In a 2010 interview conducted by Groth for the Fantagraphics Playboy collection, Wilson traced his environmental awareness to his father’s steel operations: “One part of it I think was the Acme Steel Mill with its death-making machinery, situated in the little towns around these places that were poisoned, very obviously. And you could see the acid’s effect on the walls, the boards of the houses, and on the rooftops, and on the vegetation and so on. And I think that alerted me to the casualness with the fragility of the thing and the callousness.”

Other than alcohol Wilson avoided most drugs, but he credited marijuana with allowing him to see the world through painter Paul Cezanne’s eyes. In his interview with Gehr, he described an epiphany he had while sketching and toking in the Art Institute of Chicago: “I looked across this magnificent table full of crystals and lovely china and bottles and whatnot, and all of a sudden I got it. And I still have it. I'm doing it now. I can look at objects and see them and drawn them as Cézanne did. It’s a miracle that has stayed with me, totally and completely. Very often you can see Cézanne touches in my cartoons, three-dimensional objects and planes. This was given to me by whatever the hell it was that I smoked and for that, I’m very grateful.”

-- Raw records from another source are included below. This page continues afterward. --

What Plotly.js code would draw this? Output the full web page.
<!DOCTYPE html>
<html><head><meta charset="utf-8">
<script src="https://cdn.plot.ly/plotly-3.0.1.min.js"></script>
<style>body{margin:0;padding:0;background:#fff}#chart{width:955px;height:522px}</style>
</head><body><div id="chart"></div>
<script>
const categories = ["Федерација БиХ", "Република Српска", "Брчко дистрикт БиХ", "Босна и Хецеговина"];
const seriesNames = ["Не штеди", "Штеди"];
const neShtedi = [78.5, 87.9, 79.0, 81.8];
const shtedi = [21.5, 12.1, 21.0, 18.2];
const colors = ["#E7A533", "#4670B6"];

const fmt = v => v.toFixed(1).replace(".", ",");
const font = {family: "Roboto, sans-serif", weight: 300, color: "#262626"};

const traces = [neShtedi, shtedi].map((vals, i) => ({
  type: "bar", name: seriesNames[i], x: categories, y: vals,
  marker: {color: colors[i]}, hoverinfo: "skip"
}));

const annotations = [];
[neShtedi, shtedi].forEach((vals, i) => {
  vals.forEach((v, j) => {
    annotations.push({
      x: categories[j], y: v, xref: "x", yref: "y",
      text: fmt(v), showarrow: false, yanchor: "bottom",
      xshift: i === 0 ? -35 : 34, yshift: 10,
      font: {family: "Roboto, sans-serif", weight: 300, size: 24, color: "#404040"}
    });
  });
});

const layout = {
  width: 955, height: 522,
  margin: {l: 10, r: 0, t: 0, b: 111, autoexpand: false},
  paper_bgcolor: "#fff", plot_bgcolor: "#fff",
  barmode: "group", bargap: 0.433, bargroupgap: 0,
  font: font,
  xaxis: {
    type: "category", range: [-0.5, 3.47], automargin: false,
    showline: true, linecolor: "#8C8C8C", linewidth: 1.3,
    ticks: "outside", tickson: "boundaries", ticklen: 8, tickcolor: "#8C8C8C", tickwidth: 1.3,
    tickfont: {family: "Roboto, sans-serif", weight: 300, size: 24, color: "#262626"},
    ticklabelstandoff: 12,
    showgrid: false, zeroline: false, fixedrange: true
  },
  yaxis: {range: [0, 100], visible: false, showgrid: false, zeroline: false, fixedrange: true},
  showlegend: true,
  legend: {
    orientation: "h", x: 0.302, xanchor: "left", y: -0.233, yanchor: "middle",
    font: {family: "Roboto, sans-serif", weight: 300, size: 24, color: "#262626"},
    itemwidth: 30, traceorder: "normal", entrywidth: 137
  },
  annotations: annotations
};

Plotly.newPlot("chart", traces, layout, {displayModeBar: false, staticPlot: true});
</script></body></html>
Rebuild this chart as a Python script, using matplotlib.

Wilson’s own style is instantly recognizable, but difficult to describe. Straight lines are absent. His objects all have an organic feel to them. His figures are solid but vaguely amorphous, grotesquely exaggerated but strongly expressive of human emotions like anger, fear, greed, gullibility, and perplexity. As described by Heer, “The head of a Wilson character looks less like an ideal circle than a soccer ball which has had about a quarter of its air let out.”

In his introduction to the Fantagraphics collection, Groth wrote, “He has, through hundreds of cartoons, constructed a world that is eerily familiar, unsettlingly recognizable and lethally consistent, a fun-house mirror of a world we all live in.”

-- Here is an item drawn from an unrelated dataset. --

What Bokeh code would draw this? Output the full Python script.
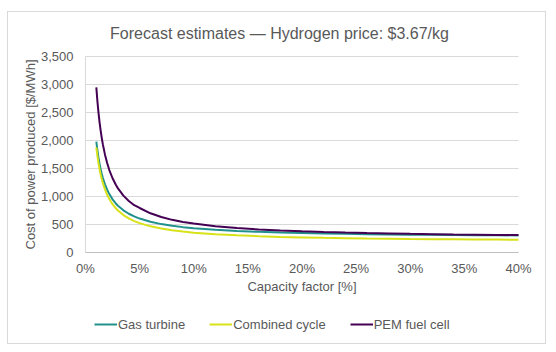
import math
from bokeh.plotting import figure
from bokeh.models import (Range1d, FixedTicker, NumeralTickFormatter, Legend,
                          LegendItem, InlineStyleSheet, Label)
from bokeh.embed import file_html
from bokeh.resources import INLINE

# Capacity factor [%]
cf = [1, 1.1, 1.2, 1.3, 1.4, 1.5, 1.6, 1.8, 2, 2.2, 2.5, 2.8, 3, 3.5, 4, 4.5,
      5, 6, 7, 8, 9, 10, 12, 14, 16, 18, 20, 22, 24, 26, 28, 30, 32, 34, 36,
      38, 40]

# Cost of power produced [$/MWh]
gas_turbine = [1980, 1824, 1694, 1584, 1489, 1407, 1336, 1216, 1121, 1043, 949,
               876, 835, 753, 692, 644, 606, 548, 507, 477, 453, 434, 405, 385,
               369, 357, 348, 340, 334, 328, 323, 319, 316, 313, 310, 307, 305]
combined_cycle = [1878, 1724, 1596, 1487, 1394, 1314, 1243, 1126, 1032, 955,
                  862, 790, 749, 669, 608, 561, 524, 467, 427, 397, 373, 354,
                  326, 306, 291, 279, 270, 262, 256, 250, 245, 241, 238, 235,
                  232, 230, 227]
pem_fuel_cell = [2950, 2704, 2499, 2325, 2177, 2048, 1935, 1747, 1597, 1473,
                 1326, 1210, 1145, 1016, 920, 845, 795, 700, 633, 583, 545, 516,
                 469, 436, 412, 393, 378, 366, 356, 347, 340, 333, 327, 321,
                 317, 314, 311]

series_names = ["Gas turbine", "Combined cycle", "PEM fuel cell"]
x_ticks = [0, 5, 10, 15, 20, 25, 30, 35, 40]
y_ticks = [0, 500, 1000, 1500, 2000, 2500, 3000, 3500]
title_text = "Forecast estimates \u2014 Hydrogen price: $3.67/kg"
x_title = "Capacity factor [%]"
y_title = "Cost of power produced [$/MWh]"

FONT = "Liberation Sans"
TXT = "#595959"
colors = ["#21918c", "#d8e219", "#440154"]

# ---- layout (pixels) ----
W, H = 556, 352
L, R, T, B = 8, 10, 12, 7            # frame covers almost the whole canvas
PLOT_L, PLOT_R = 85, 518              # where 0% and 40% sit
PLOT_T, PLOT_B = 56, 252              # where 3,500 and 0 sit
x0, x1 = x_ticks[0], x_ticks[-1]
y0, y1 = y_ticks[0], y_ticks[-1]
sx = (PLOT_R - PLOT_L) / (x1 - x0)
sy = (PLOT_B - PLOT_T) / (y1 - y0)
x_range = Range1d(x0 - (PLOT_L - L) / sx, x1 + ((W - R) - PLOT_R) / sx)
y_range = Range1d(y0 - ((H - B) - PLOT_B) / sy, y1 + (PLOT_T - T) / sy)

border_css = InlineStyleSheet(css="""
:host::after {
  content: "";
  position: absolute;
  left: 7px; top: 11px; width: 537px; height: 331px;
  border: 1px solid #d9d9d9;
  pointer-events: none;
}
""")

p = figure(width=W, height=H, output_backend="svg", toolbar_location=None,
           x_range=x_range, y_range=y_range,
           min_border_left=L, min_border_right=R, min_border_top=T,
           min_border_bottom=B, stylesheets=[border_css])
p.outline_line_color = None
p.background_fill_color = "white"
p.border_fill_color = "white"

# horizontal gridlines, limited to the plotting area
n = len(y_ticks)
p.segment(x0=[x0] * n, x1=[x1] * n, y0=y_ticks, y1=y_ticks,
          line_color="#d9d9d9", line_width=1)
p.xgrid.grid_line_color = None
p.ygrid.grid_line_color = None

p.xaxis.ticker = FixedTicker(ticks=x_ticks)
p.yaxis.ticker = FixedTicker(ticks=y_ticks)
p.xaxis.formatter = NumeralTickFormatter(format="0")
p.xaxis.major_label_overrides = {t: f"{t}%" for t in x_ticks}
p.yaxis.formatter = NumeralTickFormatter(format="0,0")
p.xaxis.fixed_location = y0
p.yaxis.fixed_location = x0
p.xaxis.bounds = (x0, x1)
p.yaxis.bounds = (y0, y1)

for ax in (p.xaxis, p.yaxis):
    ax.major_tick_line_color = None
    ax.minor_tick_line_color = None
    ax.major_tick_out = 0
    ax.major_label_text_font = FONT
    ax.major_label_text_font_size = "13px"
    ax.major_label_text_color = TXT
    ax.axis_label_text_font = FONT
    ax.axis_label_text_font_size = "13px"
    ax.axis_label_text_font_style = "normal"
    ax.axis_label_text_color = TXT

p.xaxis.axis_line_color = "#bfbfbf"
p.yaxis.axis_line_color = "#d9d9d9"
p.xaxis.major_label_standoff = 8
p.yaxis.major_label_standoff = 12
p.xaxis.axis_label = x_title
p.xaxis.axis_label_standoff = 0
p.yaxis.axis_label = y_title
p.yaxis.axis_label_standoff = 0

renderers = []
for name, ys, c in zip(series_names, [gas_turbine, combined_cycle, pem_fuel_cell], colors):
    r = p.line(cf, ys, line_color=c, line_width=2)
    renderers.append(r)

legend = Legend(items=[LegendItem(label=nm, renderers=[r]) for nm, r in zip(series_names, renderers)],
                orientation="horizontal", location=(94 - L, (H - B) - 334),
                border_line_color=None, background_fill_alpha=0,
                padding=0, margin=0, spacing=24, glyph_width=23, glyph_height=20,
                label_standoff=1, label_height=20,
                label_text_font=FONT, label_text_font_size="13px",
                label_text_color=TXT)
p.add_layout(legend)

p.add_layout(Label(x=279 - L, y=(H - B) - 33, x_units="screen", y_units="screen",
                   text=title_text, text_align="center", text_baseline="middle",
                   text_font=FONT, text_font_size="16px", text_color=TXT))

open("out.html", "w").write(file_html(p, INLINE))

Above all, Wilson’s single-panels are suggestive. Interviewed by the Washington Post in 1989, he said, “I see a cartoon as a kind of mini-short story. If it’s any good, you see with no effort what led up to this episode, and what’s probably going to happen after.”

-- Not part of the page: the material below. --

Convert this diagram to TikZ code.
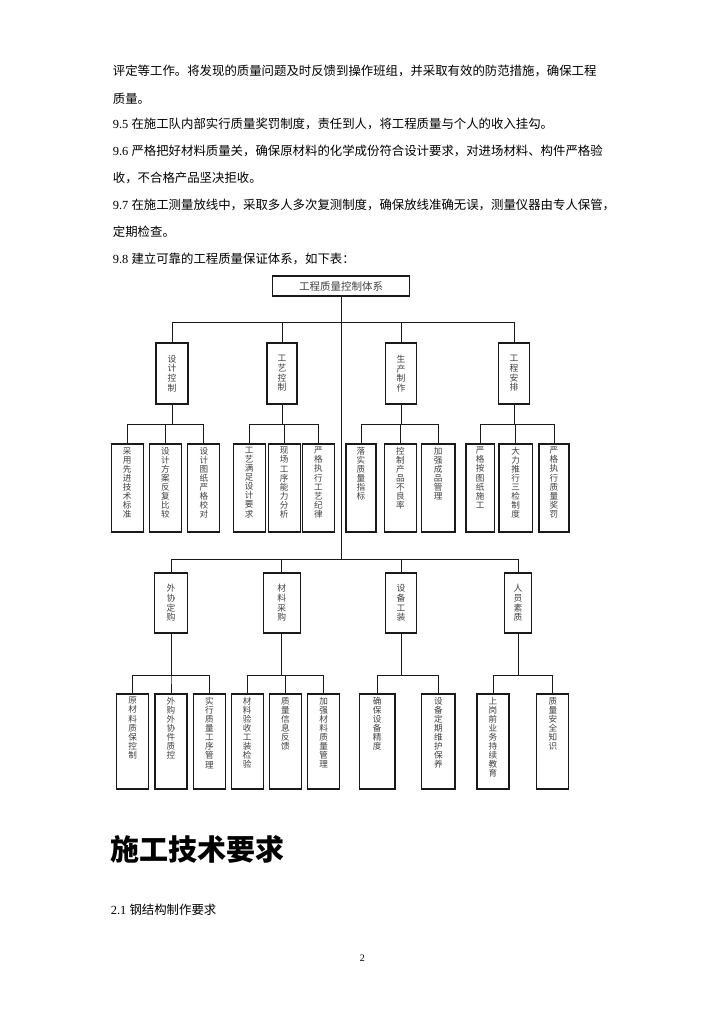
\documentclass[tikz,border=0pt]{standalone}
\usepackage{fontspec}
\setmainfont{Liberation Serif}
\newfontfamily\cjk{Noto Sans CJK SC}
\usepackage{tikz}
\usetikzlibrary{positioning}
\definecolor{ink}{HTML}{1A1A1A}
\definecolor{boxtext}{HTML}{404040}
% one character per line
\makeatletter
\newcommand\colchars[1]{\@colchars#1\@nil}
\def\@colchars#1#2\@nil{#1\ifx\relax#2\relax\expandafter\@gobble\else\expandafter\@firstofone\fi{\\\@colchars#2\@nil}}
\makeatother
\tikzset{
  headbox/.style={draw=ink, line width=1.3pt, minimum width=137pt, minimum height=20pt,
                  inner sep=0pt, font=\cjk\fontsize{10.5}{11}\selectfont, text=boxtext},
  groupbox/.style={draw=ink, line width=1.3pt, minimum width=32pt, minimum height=61pt,
                   inner sep=0pt, align=center, font=\cjk\fontsize{8.8}{9.6}\selectfont, text=boxtext},
  leafbox/.style={draw=ink, line width=1.3pt, minimum width=32pt, minimum height=88pt,
                  inner sep=0pt, label={[leaftext]north:\colchars{#1}}},
  leaftext/.style={anchor=north, inner sep=3.5pt, align=center,
                   font=\cjk\fontsize{8.6}{9.1}\selectfont, text=boxtext},
  tree/.style={draw=ink, line width=0.9pt},
  bodytext/.style={anchor=west, inner sep=0pt, font=\fontsize{12.4}{14}\selectfont}
}
\begin{document}
\begin{tikzpicture}[x=1pt,y=-1pt]
    \fill[white] (0,0) rectangle (724,1024);
    \useasboundingbox (0,0) rectangle (724,1024);

    % ===== running text =====
    \node[bodytext] (p1) at (112.7,71) {\cjk 评定等工作。将发现的质量问题及时反馈到操作班组，并采取有效的防范措施，确保工程};
    \node[bodytext] (p2) at (112.7,99) {\cjk 质量。};
    \node[bodytext] (p3) at (112.7,124) {9.5 {\cjk 在施工队内部实行质量奖罚制度，责任到人，将工程质量与个人的收入挂勾。}};
    \node[bodytext] (p4) at (112.7,151) {9.6 {\cjk 严格把好材料质量关，确保原材料的化学成份符合设计要求，对进场材料、构件严格验}};
    \node[bodytext] (p5) at (112.7,177.5) {\cjk 收，不合格产品坚决拒收。};
    \node[bodytext] (p6) at (112.7,205) {9.7 {\cjk 在施工测量放线中，采取多人多次复测制度，确保放线准确无误，测量仪器由专人保管，}};
    \node[bodytext] (p7) at (112.7,232) {\cjk 定期检查。};
    \node[bodytext] (p8) at (112.7,259) {9.8 {\cjk 建立可靠的工程质量保证体系，如下表：}};

    % ===== head and trunk =====
    \node[headbox] (top) at (341,286) {工程质量控制体系};
    \coordinate (bus1) at (341,322);
    \coordinate (bus2) at (341,559);
    \draw[tree] (top.south) -- (bus2);

    % ===== upper branches =====
    \node[groupbox] (sj) at (172,373.5) {\colchars{设计控制}};
    \node[groupbox, minimum width=30pt] (gy) at (282,373.5) {\colchars{工艺控制}};
    \node[groupbox, minimum width=31pt] (sc) at (401,373.5) {\colchars{生产制作}};
    \node[groupbox, minimum width=31pt] (ap) at (514,373.5) {\colchars{工程安排}};
    \draw[tree] (sj.north |- bus1) -- (ap.north |- bus1);
    \draw[tree] (sj.north) -- (sj.north |- bus1);
    \draw[tree] (gy.north) -- (gy.north |- bus1);
    \draw[tree] (sc.north) -- (sc.north |- bus1);
    \draw[tree] (ap.north) -- (ap.north |- bus1);

    \node[leafbox=采用先进技术标准] (l11) at (127.2,488) {};
    \node[leafbox=设计方案反复比较] (l12) at (165.5,488) {};
    \node[leafbox=设计图纸严格校对] (l13) at (203.8,488) {};
    \node[leafbox=工艺满足设计要求] (l21) at (249.2,488) {};
    \node[leafbox=现场工序能力分析] (l22) at (284.2,488) {};
    \node[leafbox=严格执行工艺纪律] (l23) at (318.5,488) {};
    \node[leafbox=落实质量指标, minimum width=30pt] (l31) at (361,488) {};
    \node[leafbox=控制产品不良率] (l32) at (400.3,488) {};
    \node[leafbox=加强成品管理, minimum width=33.5pt] (l33) at (438.2,488) {};
    \node[leafbox=严格按图纸施工, minimum width=28.5pt] (l41) at (480.2,488) {};
    \node[leafbox=大力推行三检制度, minimum width=33.5pt] (l42) at (515.7,488) {};
    \node[leafbox=严格执行质量奖罚, minimum width=30pt] (l43) at (554,488) {};

    \draw[tree] (sj.south) -- ++(0,20) -| (l11.north);
    \draw[tree] (sj.south) -- ++(0,20) -| (l12.north);
    \draw[tree] (sj.south) -- ++(0,20) -| (l13.north);
    \draw[tree] (gy.south) -- ++(0,20) -| (l21.north);
    \draw[tree] (gy.south) -- ++(0,20) -| (l22.north);
    \draw[tree] (gy.south) -- ++(0,20) -| (l23.north);
    \draw[tree] (sc.south) -- ++(0,20) -| (l31.north);
    \draw[tree] (sc.south) -- ++(0,20) -| (l32.north);
    \draw[tree] (sc.south) -- ++(0,20) -| (l33.north);
    \draw[tree] (ap.south) -- ++(0,20) -| (l41.north);
    \draw[tree] (ap.south) -- ++(0,20) -| (l42.north);
    \draw[tree] (ap.south) -- ++(0,20) -| (l43.north);

    % ===== lower branches =====
    \node[groupbox, minimum height=60pt, minimum width=33.5pt] (wx) at (171,603) {\colchars{外协定购}};
    \node[groupbox, minimum height=60pt, minimum width=37pt] (cl) at (281.8,603) {\colchars{材料采购}};
    \node[groupbox, minimum height=60pt, minimum width=31.5pt] (sb) at (401,603) {\colchars{设备工装}};
    \node[groupbox, minimum height=60pt, minimum width=27.5pt] (ry) at (518,603) {\colchars{人员素质}};
    \draw[tree] (wx.north |- bus2) -- (ry.north |- bus2);
    \draw[tree] (wx.north) -- (wx.north |- bus2);
    \draw[tree] (cl.north) -- (cl.north |- bus2);
    \draw[tree] (sb.north) -- (sb.north |- bus2);
    \draw[tree] (ry.north) -- (ry.north |- bus2);

    \node[leafbox=原材料质保控制, minimum height=95pt] (m11) at (132.7,741.5) {};
    \node[leafbox=外购外协件质控, minimum height=95pt] (m12) at (171,741.5) {};
    \node[leafbox=实行质量工序管理, minimum height=95pt] (m13) at (209.3,741.5) {};
    \node[leafbox=材料验收工装检验, minimum height=95pt] (m21) at (247.2,741.5) {};
    \node[leafbox=质量信息反馈, minimum height=95pt] (m22) at (285.5,741.5) {};
    \node[leafbox=加强材料质量管理, minimum height=95pt] (m23) at (323.7,741.5) {};
    \node[leafbox=确保设备精度, minimum height=95pt, minimum width=35.5pt] (m31) at (377.2,741.5) {};
    \node[leafbox=设备定期维护保养, minimum height=95pt, minimum width=33.5pt] (m32) at (438.3,741.5) {};
    \node[leafbox=上岗前业务持续教育, minimum height=95pt] (m41) at (493,741.5) {};
    \node[leafbox=质量安全知识, minimum height=95pt] (m42) at (552.8,741.5) {};

    \draw[tree] (wx.south) -- ++(0,42) -| (m11.north);
    \draw[tree] (wx.south) -- ++(0,42) -| (m12.north);
    \draw[tree] (wx.south) -- ++(0,42) -| (m13.north);
    \draw[tree] (cl.south) -- ++(0,42) -| (m21.north);
    \draw[tree] (cl.south) -- ++(0,42) -| (m22.north);
    \draw[tree] (cl.south) -- ++(0,42) -| (m23.north);
    \draw[tree] (sb.south) -- ++(0,42) -| (m31.north);
    \draw[tree] (sb.south) -- ++(0,42) -| (m32.north);
    \draw[tree] (ry.south) -- ++(0,42) -| (m41.north);
    \draw[tree] (ry.south) -- ++(0,42) -| (m42.north);

    % ===== section heading and page number =====
    \node[anchor=west, inner sep=0pt, font=\cjk\bfseries\fontsize{29}{32}\selectfont] (title) at (110,849) {施工技术要求};
    \node[bodytext] (sub) at (110.7,909.3) {2.1 {\cjk 钢结构制作要求}};
    \node[font=\fontsize{10}{12}\selectfont] (pg) at (362.3,958.3) {2};
  \end{tikzpicture}
\end{document}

When he was filmed at work for the 2013 documentary Born Dead, Still Weird, he was surprised to see the intensity of his own focus, his entranced rapport with what he was drawing. He told Groth, “My basic image is that your consciousness is like a fisherman in a boat on this vast sea, and what you do is you’re expert with this rod and reel and bait and hook technique stuff. And you toss your line over the water, and the thing sinks down, and you are sensitive to the tug of this little touch, and you pull it up and hook it, and then you reel it in. And it takes a lot of trouble to do that, and then you flip it into the boat, which is the final piece of skill, and you got it. But it’s all mysterious. The profundity of what we got inside there is staggering.”

Wilson was given the Milton Caniff Lifetime Achievement Award by the National Cartoonists Society in 2005. He helped found the World Fantasy Convention in 1975 and designed its Convention Award, which he was awarded in 1981. He also received the World Fantasy Best Artist award in 1996 and the World Fantasy Lifetime Achievement Award in 2004.

Wilson is survived by his stepsons Randy and Paul Winters, eight grandchildren and three great-grandchildren.